Benishek joined a binary asteroid survey in 2014 that required very precise measurements. With guidance from the Czech astronomer Petr Pravec, he leveled up his observing skills and began making his own binary asteroid discoveries. Over the course of three years, he made the second-most binary asteroid discoveries in the world.
“There were literally dozens of such discoveries from Sopot Observatory over the years,” he said.
Soon, Benishek had more work on his hands than he could handle with a single telescope. He dipped into his personal savings again to purchase a second 14” telescope, which sat dormant, awaiting a CCD camera.
In 2018, he applied for funding to purchase a new CCD camera for the telescope through The Planetary Society’s Shoemaker NEO Grant program. His proposal was selected for a $5,060 grant, and soon Sopot Observatory was more productive than ever before.
Making an impact
As telescope technologies get better and the world’s professional sky surveys find more and more mid-size asteroids, the focus shifts to dimmer, harder-to-observe objects.
To stay productive, Benishek needed a bigger telescope.
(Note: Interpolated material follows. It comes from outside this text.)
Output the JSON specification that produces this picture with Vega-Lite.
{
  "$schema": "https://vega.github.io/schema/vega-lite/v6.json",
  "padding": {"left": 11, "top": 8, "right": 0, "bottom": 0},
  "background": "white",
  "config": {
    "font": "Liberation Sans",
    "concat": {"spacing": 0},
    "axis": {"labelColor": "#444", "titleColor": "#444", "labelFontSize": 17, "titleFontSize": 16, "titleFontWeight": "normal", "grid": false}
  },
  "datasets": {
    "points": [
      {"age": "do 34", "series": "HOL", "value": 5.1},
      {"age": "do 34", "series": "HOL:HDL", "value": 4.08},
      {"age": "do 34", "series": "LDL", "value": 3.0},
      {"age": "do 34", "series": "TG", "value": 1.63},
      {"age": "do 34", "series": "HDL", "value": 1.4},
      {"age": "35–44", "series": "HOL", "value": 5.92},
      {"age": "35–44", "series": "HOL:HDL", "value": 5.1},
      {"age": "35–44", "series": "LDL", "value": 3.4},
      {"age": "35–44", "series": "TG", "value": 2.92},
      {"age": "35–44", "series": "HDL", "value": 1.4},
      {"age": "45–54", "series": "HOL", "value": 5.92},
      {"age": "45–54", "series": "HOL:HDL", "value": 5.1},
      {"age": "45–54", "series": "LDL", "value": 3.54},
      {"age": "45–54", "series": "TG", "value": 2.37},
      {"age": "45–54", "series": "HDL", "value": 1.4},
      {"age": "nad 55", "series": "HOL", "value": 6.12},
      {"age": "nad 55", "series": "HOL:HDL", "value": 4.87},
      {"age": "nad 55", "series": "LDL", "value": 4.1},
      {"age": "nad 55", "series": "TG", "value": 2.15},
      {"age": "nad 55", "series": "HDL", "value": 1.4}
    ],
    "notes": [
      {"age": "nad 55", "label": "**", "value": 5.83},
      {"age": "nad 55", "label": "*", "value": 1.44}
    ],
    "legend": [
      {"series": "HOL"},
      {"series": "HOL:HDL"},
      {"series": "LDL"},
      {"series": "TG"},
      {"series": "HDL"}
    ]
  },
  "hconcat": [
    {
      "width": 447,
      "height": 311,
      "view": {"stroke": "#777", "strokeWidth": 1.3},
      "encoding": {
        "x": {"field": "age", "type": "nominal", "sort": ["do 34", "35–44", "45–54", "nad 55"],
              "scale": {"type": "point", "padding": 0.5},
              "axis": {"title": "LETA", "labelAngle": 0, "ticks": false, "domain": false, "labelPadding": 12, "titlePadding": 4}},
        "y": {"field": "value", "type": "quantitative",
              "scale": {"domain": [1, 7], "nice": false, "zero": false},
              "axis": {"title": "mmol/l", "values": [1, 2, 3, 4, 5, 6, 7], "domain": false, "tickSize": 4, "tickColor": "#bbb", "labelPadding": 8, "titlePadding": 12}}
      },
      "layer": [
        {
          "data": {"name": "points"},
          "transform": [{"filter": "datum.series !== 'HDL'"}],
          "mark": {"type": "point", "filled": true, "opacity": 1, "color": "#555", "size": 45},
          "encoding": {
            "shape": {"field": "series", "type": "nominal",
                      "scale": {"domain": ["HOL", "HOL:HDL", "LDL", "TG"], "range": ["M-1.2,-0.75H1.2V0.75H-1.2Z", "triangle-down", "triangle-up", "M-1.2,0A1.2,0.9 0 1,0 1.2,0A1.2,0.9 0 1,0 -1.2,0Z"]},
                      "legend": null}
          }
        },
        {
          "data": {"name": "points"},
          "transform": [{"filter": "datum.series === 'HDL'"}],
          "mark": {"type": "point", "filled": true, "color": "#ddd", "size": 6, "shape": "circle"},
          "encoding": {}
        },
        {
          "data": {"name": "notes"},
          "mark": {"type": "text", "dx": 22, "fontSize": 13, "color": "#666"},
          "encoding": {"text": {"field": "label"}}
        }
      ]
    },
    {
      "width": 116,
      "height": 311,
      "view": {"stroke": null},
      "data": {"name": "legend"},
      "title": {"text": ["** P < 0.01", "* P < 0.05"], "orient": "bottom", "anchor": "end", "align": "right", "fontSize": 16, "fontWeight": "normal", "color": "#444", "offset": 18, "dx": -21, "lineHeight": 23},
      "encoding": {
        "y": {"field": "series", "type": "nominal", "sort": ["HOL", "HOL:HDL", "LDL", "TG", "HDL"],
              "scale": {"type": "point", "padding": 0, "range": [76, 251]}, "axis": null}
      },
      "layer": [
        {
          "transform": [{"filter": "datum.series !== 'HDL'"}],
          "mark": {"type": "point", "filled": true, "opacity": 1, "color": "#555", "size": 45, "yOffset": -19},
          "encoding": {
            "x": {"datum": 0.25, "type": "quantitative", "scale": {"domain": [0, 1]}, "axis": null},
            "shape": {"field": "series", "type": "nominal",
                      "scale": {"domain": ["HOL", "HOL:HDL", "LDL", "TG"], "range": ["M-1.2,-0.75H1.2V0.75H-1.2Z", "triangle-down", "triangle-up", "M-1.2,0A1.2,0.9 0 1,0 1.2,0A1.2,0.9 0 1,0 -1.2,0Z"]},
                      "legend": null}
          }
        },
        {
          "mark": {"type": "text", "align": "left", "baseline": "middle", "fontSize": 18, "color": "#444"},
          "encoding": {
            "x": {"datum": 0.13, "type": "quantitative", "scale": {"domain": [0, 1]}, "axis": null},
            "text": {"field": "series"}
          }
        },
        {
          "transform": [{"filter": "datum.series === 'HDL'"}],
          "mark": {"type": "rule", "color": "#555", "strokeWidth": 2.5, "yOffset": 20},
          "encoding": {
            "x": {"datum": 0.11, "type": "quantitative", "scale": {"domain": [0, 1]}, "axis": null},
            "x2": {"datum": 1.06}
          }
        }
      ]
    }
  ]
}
To avoid any production problems related to Serbia’s economic environment, he decided to build the telescope himself, with the exception of the mirrors.
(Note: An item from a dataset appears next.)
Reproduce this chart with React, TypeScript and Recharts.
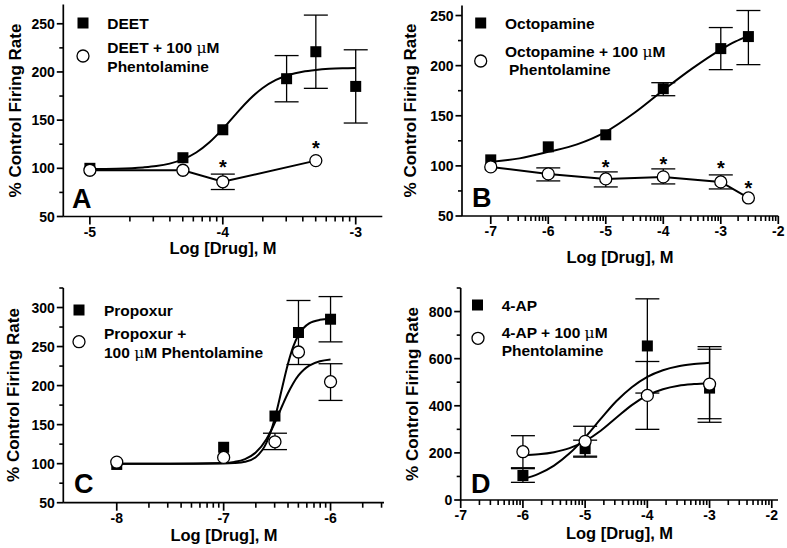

“The optical elements of the telescope are its vital parts, so they absolutely had to be ordered from a manufacturer with a high reputation for producing high-quality astronomical optics,” he said.
Once again, The Planetary Society came through. In 2021, Benishek won a $9,500 Shoemaker NEO grant to order a 0.5-meter (20-inch) main mirror and a 0.1-meter (5-inch) secondary mirror from two U.S.-based optics companies. His new telescope is currently under construction.
In 2022, NASA’s DART spacecraft slammed into asteroid Dimorphos, successfully altering its orbit around asteroid Didymos and validating a technique that could be used to redirect an asteroid on course to hit Earth.
Before the impact, DART’s camera captured images of both asteroids, offering a rare up-close look at the mystique of a binary asteroid system. Benishek, who regularly observes binary asteroids, said it was fascinating to see their surface features from a spacecraft.
“It is even more exciting to change the properties of such a system by impacting one of its components,” he added.
He pointed out that an asteroid mission like DART relies on numerous ground-based observations before a spacecraft ever arrives at the launch pad. In the team sport of planetary defense, everyone makes an impact.